A different investment climate
Annya Walker, Guest Writer
Regulatory focus has moved towards shifting the business model of the securities dealers away from a repurchase agreement (repo)-based intermediation model where the principal revenue source is net interest income, to one that is driven by more fee-based and trading activities.
The ultimate goal of the new regulatory thrust is to allow investors to assume more of the investment risk through collective investment schemes such as unit trusts and mutual funds.
Following the debt-restructuring exercise and finalisation of the International Monetary Fund deal, the Financial Services Commission (FSC) has suspended the licensing of new securities dealers with business models based on repo transactions and lifted the moratorium on the registration of new unit trusts.
As regulations change and securities firms change their core operations, it will mean embracing a product that is largely unpopular with Jamaican investors, who generally prefer instruments with a fixed return.
Jamaica stands in contrast to countries such as Trinidad and Tobago and the United States (US) where the unit trust/mutual fund-type investments are main stream.
However, regulatory changes suggest that local investors may eventually have to embrace the changing tides.
The repo business has long been the main staple of the securities industry. Securities dealers make a business out of borrowing short-term funding from investors - usually for one year or less - and investing these funds in longer-term FSC-approved securities.
By assuming this 'gapping risk', dealers earn the spread between their cost of funds and the return on their investments.

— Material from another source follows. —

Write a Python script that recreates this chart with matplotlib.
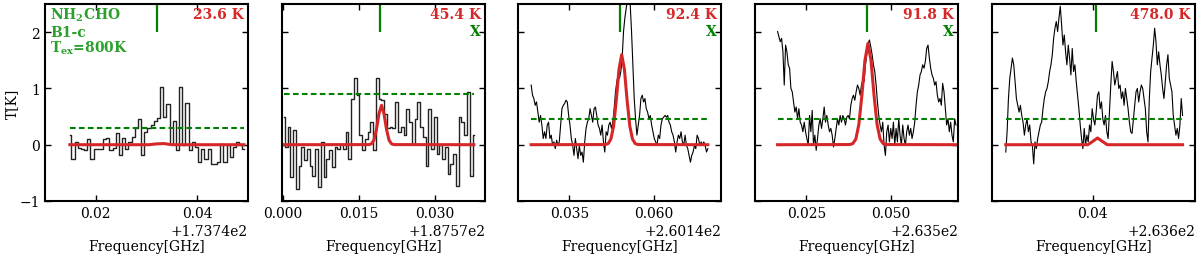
import numpy as np
import matplotlib
matplotlib.use("Agg")
import matplotlib.pyplot as plt

# NH2CHO lines towards B1-c, T_ex = 800 K
# frequency offsets [GHz] shown by the tick formatter
offsets = [173.74, 187.57, 260.14, 263.5, 263.6]
# channel range of each observed spectrum (relative to offset, GHz)
f_start = [0.0149, 0.0001, 0.0237, 0.0165, 0.0141]
f_end = [0.0492, 0.0378, 0.0760, 0.0694, 0.0667]
xlims = [(0.0100, 0.0500), (-0.0002, 0.0400), (0.0198, 0.0799), (0.0098, 0.0700), (0.0100, 0.0704)]
xticks = [[0.02, 0.04], [0.0, 0.015, 0.03], [0.035, 0.06], [0.025, 0.05], [0.04]]

eup = ["23.6 K", "45.4 K", "92.4 K", "91.8 K", "478.0 K"]
blended = [False, True, True, True, False]
line_freq = [0.0320, 0.0192, 0.0500, 0.0430, 0.0410]
rms3 = [0.30, 0.90, 0.45, 0.45, 0.45]

# observed spectra [K]
spec1 = [0.17, -0.25, 0.05, -0.05, -0.08, -0.10, 0.10, -0.25, -0.07, -0.08,
         -0.07, 0.10, 0.12, -0.10, -0.05, 0.20, -0.19, 0.12, -0.07, 0.05,
         0.14, 0.30, 0.46, -0.19, 0.23, 0.29, 0.35, 0.43, 0.48, 1.03,
         0.50, 0.73, 0.02, 0.43, -0.10, 1.03, -0.01, 0.75, -0.10, 0.05,
         -0.04, -0.31, -0.07, -0.25, -0.07, -0.34, -0.34, -0.31, 0.02, -0.31,
         -0.01, -0.22, -0.04, 0.05, -0.01, -0.08]
spec2 = [0.49, -0.04, 0.32, -0.58, 0.26, -0.79, -0.37, -0.04, -0.28, -0.07,
         -0.37, -0.55, -0.07, -0.76, 0.05, -0.58, -0.25, -0.10, -0.40, -0.04,
         -0.07, 0.02, -0.07, 0.23, -0.25, 0.82, 1.19, 0.88, 0.17, -0.10,
         0.11, 0.23, 0.40, -0.10, 1.19, 0.82, 0.79, 0.55, 0.29, 0.32,
         0.29, 0.76, 0.23, 0.32, 0.17, 0.64, 0.40, 0.02, 0.46, 0.76,
         0.32, 0.14, -0.37, 0.64, -0.07, 0.49, -0.16, -0.01, -0.25, -0.04,
         -0.52, -0.34, -0.16, -0.73, 0.49, 0.40, 0.17, 0.93, -0.55, 0.17]
spec3 = [1.06, 0.88, 0.82, 0.70, 0.76, 0.58, 0.40, 0.52, 0.35, 0.11,
         0.23, 0.11, 0.35, 0.40, 0.11, 0.17, -0.01, 0.05, -0.07, 0.08,
         -0.01, 0.05, 0.35, 0.64, 0.70, 0.73, 0.79, 0.76, 0.52, 0.35,
         0.11, -0.01, -0.19, 0.11, -0.07, -0.25, -0.01, -0.19, -0.13, -0.31,
         0.05, 0.29, 0.40, 0.46, 0.64, 0.52, 0.40, 0.64, 0.67, 0.52,
         0.35, 0.29, 0.17, 0.35, 0.05, -0.13, 0.23, 0.17, 0.35, 0.40,
         0.29, 0.40, 0.64, 0.94, 1.12, 1.24, 1.18, 1.30, 1.54, 2.01,
         2.25, 2.43, 2.60, 2.65, 2.49, 2.01, 1.42, 0.82, 0.46, 0.17,
         0.35, 0.52, 0.82, 0.88, 0.76, 0.82, 0.64, 0.58, 0.46, 0.52,
         0.35, 0.23, 0.11, 0.05, -0.01, 0.17, 0.11, 0.35, 0.46, 0.49,
         0.52, 0.49, 0.52, 0.40, 0.35, 0.23, 0.17, 0.05, -0.13, 0.05,
         0.17, 0.11, 0.23, 0.05, -0.01, 0.17, -0.01, -0.07, -0.19, -0.31,
         -0.19, -0.13, -0.01, -0.07, 0.17, 0.11, -0.01, 0.05, -0.01, 0.05,
         -0.01, -0.13, -0.07]
spec4 = [2.01, 1.92, 1.83, 1.89, 1.65, 1.06, 1.77, 1.65, 1.42, 1.36,
         1.00, 0.94, 0.76, 0.58, 0.67, 0.46, 0.64, 0.40, 0.35, 0.23,
         0.40, 0.23, 0.11, -0.01, 0.52, 0.23, 0.61, -0.01, 0.17, -0.10,
         0.11, 0.35, 0.46, 0.29, 0.46, 0.67, 0.40, 0.52, 0.35, 0.23,
         0.29, 0.17, -0.04, 0.11, 0.29, 0.46, 0.35, 0.52, 0.40, 0.52,
         0.46, 0.35, 0.49, 0.52, 0.46, 0.70, 0.82, 0.88, 0.79, 0.94,
         1.06, 1.00, 0.88, 1.06, 1.15, 1.12, 1.42, 1.60, 1.80, 1.86,
         1.74, 1.60, 1.42, 1.30, 1.06, 0.76, 0.52, 0.35, 0.23, 0.40,
         -0.01, -0.19, 0.23, 0.35, 0.05, 0.29, 0.11, 0.40, -0.01, 0.29,
         0.05, 0.46, 0.17, -0.01, 0.35, 0.11, -0.01, 0.23, 0.35, 0.17,
         0.29, 0.11, 0.23, 0.40, 0.70, 0.94, 1.06, 1.24, 1.30, 1.42,
         1.36, 1.48, 1.71, 1.77, 1.54, 1.36, 1.24, 1.18, 1.06, 1.12,
         0.88, 0.76, 0.82, 0.70, 1.09, 0.94, 0.64, 0.35, 0.46, 0.23,
         0.40, 0.17, 0.05, 0.46, 0.35]
spec5 = [-0.13, 0.23, 0.82, 1.18, 1.36, 1.54, 1.42, 1.12, 0.82, 0.70,
         0.58, 0.70, 0.52, 0.40, 0.17, 0.35, 0.46, 0.23, 0.35, 0.05,
         -0.01, -0.34, 0.05, -0.07, 0.11, 0.23, 0.35, 0.40, 0.64, 0.82,
         0.94, 1.00, 1.12, 1.30, 1.42, 1.60, 1.89, 2.07, 2.19, 2.01,
         2.25, 2.46, 2.13, 1.77, 1.95, 1.65, 1.42, 1.77, 1.54, 1.24,
         1.71, 1.30, 1.42, 1.12, 0.88, 0.64, 0.35, 0.11, -0.07, 0.29,
         -0.01, 0.17, 0.05, 0.35, 0.23, 0.64, 0.46, 0.35, 0.58, 0.88,
         0.94, 0.64, 0.76, 0.46, 0.35, 0.52, 0.23, 0.11, 0.58, 1.06,
         1.48, 1.30, 1.06, 1.18, 1.30, 1.00, 1.06, 0.82, 0.94, 0.70,
         1.00, 0.82, 0.64, 0.40, 0.23, 0.20, 0.46, 0.70, 0.94, 1.00,
         0.76, 0.94, 1.06, 1.00, 0.82, 0.64, 0.23, 0.05, 0.82, 1.30,
         1.54, 1.77, 2.07, 1.83, 1.42, 1.65, 1.42, 1.24, 1.00, 0.82,
         1.12, 1.42, 1.60, 1.18, 1.06, 0.94, 0.52, 0.35, 0.17, 0.29,
         0.11, 0.35, 0.82, 0.52]
spectra = [spec1, spec2, spec3, spec4, spec5]
stepped = [True, True, False, False, False]

# LTE model (red): frequencies and temperatures
mod1_f = [0.0149, 0.0305, 0.0320, 0.0335, 0.0350, 0.0492]
mod1_t = [0.0, 0.0, 0.015, 0.02, 0.0, 0.0]
mod2_f = [0.0001, 0.0170, 0.0175, 0.0180, 0.0185, 0.0190, 0.0195, 0.0200,
          0.0205, 0.0210, 0.0215, 0.0220, 0.0378]
mod2_t = [0.0, 0.002, 0.015, 0.08, 0.27, 0.55, 0.70, 0.55, 0.27, 0.08, 0.015, 0.002, 0.0]
mod3_f = [0.0237, 0.0457, 0.0465, 0.0473, 0.0481, 0.0489, 0.0497, 0.0505,
          0.0513, 0.0521, 0.0529, 0.0537, 0.0545, 0.0553, 0.0760]
mod3_t = [0.0, 0.003, 0.02, 0.10, 0.33, 0.79, 1.34, 1.60, 1.34, 0.79, 0.33, 0.10, 0.02, 0.003, 0.0]
mod4_f = [0.0165, 0.0379, 0.0388, 0.0397, 0.0406, 0.0415, 0.0424, 0.0433,
          0.0442, 0.0451, 0.0460, 0.0469, 0.0478, 0.0487, 0.0694]
mod4_t = [0.0, 0.003, 0.02, 0.10, 0.36, 0.88, 1.50, 1.80, 1.50, 0.88, 0.36, 0.10, 0.02, 0.003, 0.0]
mod5_f = [0.0141, 0.0385, 0.0400, 0.0414, 0.0428, 0.0443, 0.0667]
mod5_t = [0.0, 0.0, 0.06, 0.12, 0.06, 0.0, 0.0]
models = [(mod1_f, mod1_t), (mod2_f, mod2_t), (mod3_f, mod3_t), (mod4_f, mod4_t), (mod5_f, mod5_t)]

GREEN = "#008000"
LGREEN = "#2ca02c"
RED = "#d62728"

plt.rcParams["font.family"] = ["DejaVu Serif"]
plt.rcParams["mathtext.default"] = "regular"
plt.rcParams["xtick.direction"] = "in"
plt.rcParams["ytick.direction"] = "in"
plt.rcParams["xtick.top"] = True
plt.rcParams["ytick.right"] = True
plt.rcParams["font.size"] = 10

fig = plt.figure(figsize=(12, 2.55), dpi=100)
lefts = [45, 282, 518, 755, 992]
axes = []
for i in range(5):
    ax = fig.add_axes([lefts[i] / 1200, 53 / 255, 203 / 1200, 197 / 255])
    axes.append(ax)
    off = offsets[i]
    vals = spectra[i]
    freq = off + np.linspace(f_start[i], f_end[i], len(vals))
    if stepped[i]:
        ax.plot(freq, vals, color="#222222", lw=1.0, drawstyle="steps-mid")
    else:
        ax.plot(freq, vals, color="k", lw=0.8)
    mf, mt = models[i]
    ax.plot(off + np.array(mf), mt, color=RED, lw=2.2)
    ax.hlines(rms3[i], off + f_start[i], off + f_end[i], colors=GREEN,
              linestyles=(0, (2.7, 1.6)), lw=1.5)
    ax.vlines(off + line_freq[i], 2.0, 2.5, colors=GREEN, lw=1.6)

    ax.set_xlim(off + xlims[i][0], off + xlims[i][1])
    ax.set_ylim(-1, 2.5)
    ax.set_xticks([off + t for t in xticks[i]])
    ax.set_yticks([-1, 0, 1, 2])
    ax.ticklabel_format(axis="x", useOffset=off)
    ax.tick_params(length=4, width=1, labelsize=10)
    for s in ax.spines.values():
        s.set_linewidth(1.5)
    ax.set_xlabel("Frequency[GHz]", fontsize=10, labelpad=14)
    if i == 0:
        ax.set_ylabel("T[K]", fontsize=10)
        ax.yaxis.set_label_coords(-0.13, 0.5)
    else:
        ax.tick_params(labelleft=False)

    ax.text(0.98, 0.95, eup[i], transform=ax.transAxes, ha="right", va="center",
            color=RED, fontweight="bold", fontsize=10)
    if blended[i]:
        ax.text(0.98, 0.865, "X", transform=ax.transAxes, ha="right", va="center",
                color=GREEN, fontweight="bold", fontsize=10)

axes[0].text(0.025, 0.95, "NH$_2$CHO", transform=axes[0].transAxes, ha="left",
             va="center", color=LGREEN, fontweight="bold", fontsize=10)
axes[0].text(0.025, 0.86, "B1-c", transform=axes[0].transAxes, ha="left",
             va="center", color=LGREEN, fontweight="bold", fontsize=10)
axes[0].text(0.025, 0.78, "T$_{ex}$=800K", transform=axes[0].transAxes, ha="left",
             va="center", color=LGREEN, fontweight="bold", fontsize=10)

fig.savefig("out.png", dpi=100)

Because a repo is essentially a loan to the securities dealer, collateralised primarily by Government of Jamaica securities, the product represents an attractive value proposition to Jamaican investors.
From the point of view of the typical investor, it is a relatively low-risk investment with a guaranteed rate of return.
However, as Jamaica's letter of intent to the IMF outlined, the repo business is viewed by the fund and the regulators as a source of systemic risk, with the risks borne solely by the securities dealer.
It is in this context that the proposed amendments to the existing regulations are being pushed to help to reduce the risks and strengthen the sector to withstand shocks going forward.
The recent Jamaica Debt Exchange programme has resulted in a sharp reduction in the returns from fixed-income investments such as repurchase agreements.